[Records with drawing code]
-------

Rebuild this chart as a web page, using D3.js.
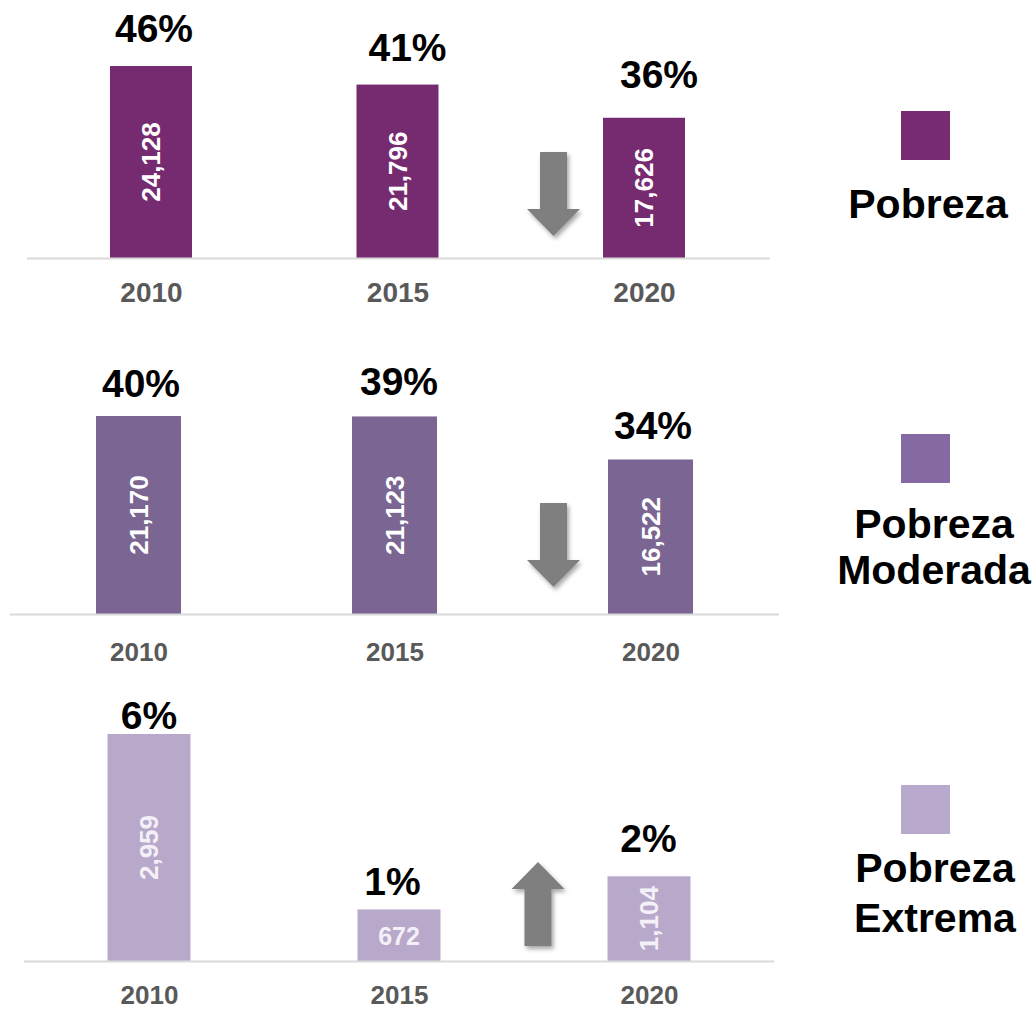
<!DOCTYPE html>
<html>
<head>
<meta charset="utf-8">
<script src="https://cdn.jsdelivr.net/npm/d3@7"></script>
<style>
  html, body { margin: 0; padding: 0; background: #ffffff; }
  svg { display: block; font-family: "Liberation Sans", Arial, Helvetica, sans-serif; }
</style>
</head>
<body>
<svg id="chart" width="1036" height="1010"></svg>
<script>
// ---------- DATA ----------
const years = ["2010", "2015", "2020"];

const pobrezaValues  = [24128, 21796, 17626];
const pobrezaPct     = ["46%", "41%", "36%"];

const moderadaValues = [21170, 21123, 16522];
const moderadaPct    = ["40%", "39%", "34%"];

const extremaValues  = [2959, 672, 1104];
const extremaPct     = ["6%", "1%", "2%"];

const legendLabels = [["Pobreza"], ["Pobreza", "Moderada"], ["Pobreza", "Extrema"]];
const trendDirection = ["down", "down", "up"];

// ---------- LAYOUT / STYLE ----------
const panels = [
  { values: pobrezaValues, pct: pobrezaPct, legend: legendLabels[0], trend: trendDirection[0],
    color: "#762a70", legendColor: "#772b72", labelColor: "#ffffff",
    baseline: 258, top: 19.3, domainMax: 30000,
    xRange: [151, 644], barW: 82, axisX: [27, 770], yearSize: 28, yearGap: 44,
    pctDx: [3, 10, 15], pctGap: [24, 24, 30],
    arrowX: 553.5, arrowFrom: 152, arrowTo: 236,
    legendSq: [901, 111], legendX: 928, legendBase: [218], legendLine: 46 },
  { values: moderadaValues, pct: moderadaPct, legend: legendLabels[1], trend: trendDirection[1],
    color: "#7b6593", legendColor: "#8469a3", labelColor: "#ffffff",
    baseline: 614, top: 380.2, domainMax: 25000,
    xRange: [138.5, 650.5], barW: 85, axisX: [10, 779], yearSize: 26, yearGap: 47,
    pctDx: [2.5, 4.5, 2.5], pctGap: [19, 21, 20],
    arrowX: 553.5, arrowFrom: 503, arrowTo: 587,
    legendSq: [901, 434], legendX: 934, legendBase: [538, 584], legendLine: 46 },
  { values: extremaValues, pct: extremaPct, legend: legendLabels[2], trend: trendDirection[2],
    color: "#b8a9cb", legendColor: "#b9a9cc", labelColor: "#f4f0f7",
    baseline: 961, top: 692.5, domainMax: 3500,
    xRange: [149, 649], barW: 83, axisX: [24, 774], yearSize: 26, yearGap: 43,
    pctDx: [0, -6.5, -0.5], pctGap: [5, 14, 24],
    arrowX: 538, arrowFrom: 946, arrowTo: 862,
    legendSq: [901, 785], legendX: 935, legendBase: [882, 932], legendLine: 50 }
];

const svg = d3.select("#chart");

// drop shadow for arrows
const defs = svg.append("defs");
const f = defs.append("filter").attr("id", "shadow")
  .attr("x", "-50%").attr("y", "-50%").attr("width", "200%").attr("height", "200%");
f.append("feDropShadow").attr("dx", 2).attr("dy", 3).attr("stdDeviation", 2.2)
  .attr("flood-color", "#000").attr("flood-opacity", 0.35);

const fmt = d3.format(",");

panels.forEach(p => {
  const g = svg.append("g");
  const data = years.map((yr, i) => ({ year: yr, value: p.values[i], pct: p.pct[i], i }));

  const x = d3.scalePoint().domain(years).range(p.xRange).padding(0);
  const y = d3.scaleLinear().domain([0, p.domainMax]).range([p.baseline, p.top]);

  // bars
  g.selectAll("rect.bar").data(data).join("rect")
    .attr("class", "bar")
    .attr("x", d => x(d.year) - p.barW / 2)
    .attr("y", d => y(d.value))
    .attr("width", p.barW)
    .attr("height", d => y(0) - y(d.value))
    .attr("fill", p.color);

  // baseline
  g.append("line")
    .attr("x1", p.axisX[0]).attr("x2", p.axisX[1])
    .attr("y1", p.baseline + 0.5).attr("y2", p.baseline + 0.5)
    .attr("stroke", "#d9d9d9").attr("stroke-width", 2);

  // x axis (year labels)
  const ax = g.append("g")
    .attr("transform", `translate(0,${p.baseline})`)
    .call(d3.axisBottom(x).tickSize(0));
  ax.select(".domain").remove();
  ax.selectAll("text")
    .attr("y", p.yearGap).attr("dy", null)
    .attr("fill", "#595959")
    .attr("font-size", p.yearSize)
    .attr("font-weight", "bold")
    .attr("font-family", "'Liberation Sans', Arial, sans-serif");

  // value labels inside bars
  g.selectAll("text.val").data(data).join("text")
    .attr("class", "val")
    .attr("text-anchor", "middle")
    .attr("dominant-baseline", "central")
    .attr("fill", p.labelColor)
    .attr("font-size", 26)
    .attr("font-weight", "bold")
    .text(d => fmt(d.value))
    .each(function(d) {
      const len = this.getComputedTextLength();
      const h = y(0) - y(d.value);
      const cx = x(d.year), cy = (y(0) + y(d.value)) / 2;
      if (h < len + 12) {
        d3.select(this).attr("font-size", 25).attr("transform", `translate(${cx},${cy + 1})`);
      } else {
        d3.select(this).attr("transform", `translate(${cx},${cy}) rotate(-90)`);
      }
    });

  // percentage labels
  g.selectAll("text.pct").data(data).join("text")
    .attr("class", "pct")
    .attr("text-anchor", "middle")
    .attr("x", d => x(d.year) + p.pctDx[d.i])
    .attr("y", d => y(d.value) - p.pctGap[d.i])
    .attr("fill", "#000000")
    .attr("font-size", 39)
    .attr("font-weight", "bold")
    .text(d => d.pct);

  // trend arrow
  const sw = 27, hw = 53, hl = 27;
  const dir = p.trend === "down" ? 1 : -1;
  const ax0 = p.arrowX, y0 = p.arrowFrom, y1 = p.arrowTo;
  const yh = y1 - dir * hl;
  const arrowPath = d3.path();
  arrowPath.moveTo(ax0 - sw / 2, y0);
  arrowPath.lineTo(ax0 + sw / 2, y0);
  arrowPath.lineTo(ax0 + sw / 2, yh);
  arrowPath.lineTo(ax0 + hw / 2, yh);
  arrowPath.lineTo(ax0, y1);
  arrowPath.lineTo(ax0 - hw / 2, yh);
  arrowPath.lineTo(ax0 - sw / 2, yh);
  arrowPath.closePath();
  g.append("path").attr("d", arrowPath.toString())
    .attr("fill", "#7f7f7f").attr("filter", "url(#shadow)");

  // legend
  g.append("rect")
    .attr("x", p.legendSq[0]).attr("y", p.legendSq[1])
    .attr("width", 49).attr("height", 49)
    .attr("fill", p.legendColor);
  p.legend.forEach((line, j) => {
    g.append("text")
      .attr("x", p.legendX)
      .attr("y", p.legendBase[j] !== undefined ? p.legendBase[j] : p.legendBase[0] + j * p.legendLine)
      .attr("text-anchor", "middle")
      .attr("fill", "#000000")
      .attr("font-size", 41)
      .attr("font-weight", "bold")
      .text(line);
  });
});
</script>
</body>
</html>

-------

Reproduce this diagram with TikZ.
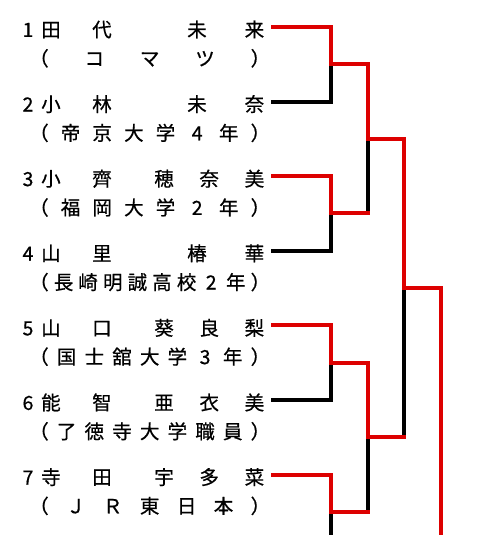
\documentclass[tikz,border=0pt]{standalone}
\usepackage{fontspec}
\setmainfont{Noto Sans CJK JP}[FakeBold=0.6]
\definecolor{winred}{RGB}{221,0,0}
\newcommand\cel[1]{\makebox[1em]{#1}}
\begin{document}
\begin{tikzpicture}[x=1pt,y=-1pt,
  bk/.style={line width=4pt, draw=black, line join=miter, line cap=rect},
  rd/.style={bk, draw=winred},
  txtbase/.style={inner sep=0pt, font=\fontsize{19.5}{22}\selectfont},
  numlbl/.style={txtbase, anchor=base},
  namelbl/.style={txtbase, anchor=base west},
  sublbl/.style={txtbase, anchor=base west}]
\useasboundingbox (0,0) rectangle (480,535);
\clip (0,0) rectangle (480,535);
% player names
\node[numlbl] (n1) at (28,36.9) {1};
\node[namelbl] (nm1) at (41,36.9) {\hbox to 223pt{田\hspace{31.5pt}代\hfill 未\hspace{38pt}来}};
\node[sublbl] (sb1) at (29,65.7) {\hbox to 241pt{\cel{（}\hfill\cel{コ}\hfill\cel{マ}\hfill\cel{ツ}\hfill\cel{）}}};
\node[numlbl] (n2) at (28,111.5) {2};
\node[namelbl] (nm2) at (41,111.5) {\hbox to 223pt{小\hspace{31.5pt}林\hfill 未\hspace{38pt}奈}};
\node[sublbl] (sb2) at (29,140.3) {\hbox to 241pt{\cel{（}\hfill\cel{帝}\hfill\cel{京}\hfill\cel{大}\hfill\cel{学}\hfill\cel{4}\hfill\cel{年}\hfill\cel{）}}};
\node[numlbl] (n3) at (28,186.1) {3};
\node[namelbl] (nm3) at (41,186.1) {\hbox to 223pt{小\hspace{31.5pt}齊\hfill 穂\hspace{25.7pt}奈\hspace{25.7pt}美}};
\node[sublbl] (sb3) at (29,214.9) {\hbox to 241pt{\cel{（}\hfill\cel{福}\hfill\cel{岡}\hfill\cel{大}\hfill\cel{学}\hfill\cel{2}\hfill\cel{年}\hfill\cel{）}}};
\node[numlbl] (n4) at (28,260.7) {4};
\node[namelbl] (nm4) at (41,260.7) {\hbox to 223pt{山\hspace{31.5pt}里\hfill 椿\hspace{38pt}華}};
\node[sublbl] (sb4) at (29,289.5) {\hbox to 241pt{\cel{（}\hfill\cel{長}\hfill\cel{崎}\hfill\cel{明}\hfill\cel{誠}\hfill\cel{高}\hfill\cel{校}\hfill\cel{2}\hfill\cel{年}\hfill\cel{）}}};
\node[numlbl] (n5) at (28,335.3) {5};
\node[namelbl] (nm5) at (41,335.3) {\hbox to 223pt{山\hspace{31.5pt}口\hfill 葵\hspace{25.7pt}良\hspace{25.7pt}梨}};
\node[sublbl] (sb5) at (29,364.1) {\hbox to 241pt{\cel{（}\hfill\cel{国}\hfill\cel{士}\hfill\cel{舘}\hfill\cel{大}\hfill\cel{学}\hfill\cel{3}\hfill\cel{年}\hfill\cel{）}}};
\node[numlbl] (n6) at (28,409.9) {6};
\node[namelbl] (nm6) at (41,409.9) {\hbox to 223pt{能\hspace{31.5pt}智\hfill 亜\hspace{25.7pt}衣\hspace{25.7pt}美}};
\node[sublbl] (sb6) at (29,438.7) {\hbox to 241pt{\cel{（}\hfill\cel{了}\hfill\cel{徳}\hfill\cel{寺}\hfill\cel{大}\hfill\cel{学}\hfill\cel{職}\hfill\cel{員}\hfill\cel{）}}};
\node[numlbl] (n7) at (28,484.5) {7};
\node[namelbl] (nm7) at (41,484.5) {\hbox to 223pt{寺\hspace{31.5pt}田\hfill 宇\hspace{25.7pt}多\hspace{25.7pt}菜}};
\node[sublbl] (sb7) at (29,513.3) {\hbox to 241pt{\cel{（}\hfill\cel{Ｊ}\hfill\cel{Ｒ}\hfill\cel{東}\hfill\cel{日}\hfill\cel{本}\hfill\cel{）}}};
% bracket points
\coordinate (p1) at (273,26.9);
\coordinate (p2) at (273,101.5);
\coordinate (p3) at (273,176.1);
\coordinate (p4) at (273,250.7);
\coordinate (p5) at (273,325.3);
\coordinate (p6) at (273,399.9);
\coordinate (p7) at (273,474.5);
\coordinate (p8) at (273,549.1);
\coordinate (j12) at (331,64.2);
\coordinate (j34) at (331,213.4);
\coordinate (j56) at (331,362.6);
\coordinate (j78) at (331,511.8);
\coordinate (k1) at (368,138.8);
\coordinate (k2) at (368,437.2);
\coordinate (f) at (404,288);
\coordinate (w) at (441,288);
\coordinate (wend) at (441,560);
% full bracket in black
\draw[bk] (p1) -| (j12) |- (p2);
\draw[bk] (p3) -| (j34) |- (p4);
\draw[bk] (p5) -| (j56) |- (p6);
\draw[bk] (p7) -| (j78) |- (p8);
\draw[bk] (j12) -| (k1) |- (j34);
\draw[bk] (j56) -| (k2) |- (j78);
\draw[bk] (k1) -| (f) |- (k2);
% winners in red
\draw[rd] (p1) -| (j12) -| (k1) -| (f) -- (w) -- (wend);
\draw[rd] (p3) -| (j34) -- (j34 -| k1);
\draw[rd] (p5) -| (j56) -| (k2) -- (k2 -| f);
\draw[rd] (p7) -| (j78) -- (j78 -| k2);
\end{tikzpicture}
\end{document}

-------

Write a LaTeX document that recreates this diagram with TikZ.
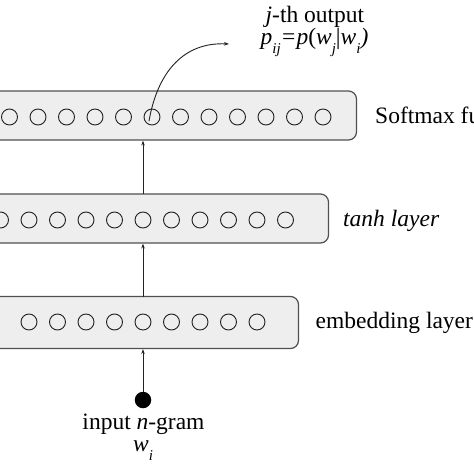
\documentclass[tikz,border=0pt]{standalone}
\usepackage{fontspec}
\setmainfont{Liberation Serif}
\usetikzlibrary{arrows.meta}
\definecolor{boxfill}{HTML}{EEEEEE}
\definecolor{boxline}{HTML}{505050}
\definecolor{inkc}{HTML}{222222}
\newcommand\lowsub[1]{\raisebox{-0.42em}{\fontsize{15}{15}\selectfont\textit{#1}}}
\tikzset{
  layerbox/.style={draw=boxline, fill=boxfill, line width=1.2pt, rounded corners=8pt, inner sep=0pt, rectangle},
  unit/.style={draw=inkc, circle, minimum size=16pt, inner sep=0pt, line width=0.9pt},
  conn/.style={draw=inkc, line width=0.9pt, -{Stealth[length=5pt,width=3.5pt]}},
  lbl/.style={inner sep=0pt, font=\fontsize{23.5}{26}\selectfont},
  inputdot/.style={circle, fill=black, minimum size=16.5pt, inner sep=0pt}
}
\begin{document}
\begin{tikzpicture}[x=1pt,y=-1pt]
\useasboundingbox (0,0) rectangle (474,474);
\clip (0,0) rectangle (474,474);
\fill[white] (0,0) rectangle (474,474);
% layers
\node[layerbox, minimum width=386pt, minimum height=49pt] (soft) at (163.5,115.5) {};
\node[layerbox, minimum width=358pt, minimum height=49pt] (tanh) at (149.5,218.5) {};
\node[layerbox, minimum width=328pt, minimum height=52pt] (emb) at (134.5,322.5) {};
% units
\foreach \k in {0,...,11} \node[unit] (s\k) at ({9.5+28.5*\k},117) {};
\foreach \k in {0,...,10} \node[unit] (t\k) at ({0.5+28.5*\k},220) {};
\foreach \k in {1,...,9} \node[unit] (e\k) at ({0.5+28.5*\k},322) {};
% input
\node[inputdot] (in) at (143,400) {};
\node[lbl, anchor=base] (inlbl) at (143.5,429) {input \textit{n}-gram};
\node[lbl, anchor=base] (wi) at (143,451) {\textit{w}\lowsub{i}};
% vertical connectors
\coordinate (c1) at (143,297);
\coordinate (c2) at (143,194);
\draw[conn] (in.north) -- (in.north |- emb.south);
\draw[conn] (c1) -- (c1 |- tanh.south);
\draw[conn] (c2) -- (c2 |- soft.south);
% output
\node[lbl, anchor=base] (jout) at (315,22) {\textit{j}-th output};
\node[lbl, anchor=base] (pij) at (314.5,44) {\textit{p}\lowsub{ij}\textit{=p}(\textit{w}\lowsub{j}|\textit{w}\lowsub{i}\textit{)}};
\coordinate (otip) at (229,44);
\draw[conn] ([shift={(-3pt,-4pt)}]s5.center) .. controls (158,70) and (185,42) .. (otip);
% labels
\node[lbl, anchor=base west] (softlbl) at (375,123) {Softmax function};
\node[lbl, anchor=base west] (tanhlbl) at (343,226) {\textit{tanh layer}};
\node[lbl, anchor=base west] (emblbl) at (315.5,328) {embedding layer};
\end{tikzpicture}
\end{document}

-------

Go through the lines above. Select every one that has the string "diagram".

▶ [Correct output]:
Reproduce this diagram with TikZ.
Write a LaTeX document that recreates this diagram with TikZ.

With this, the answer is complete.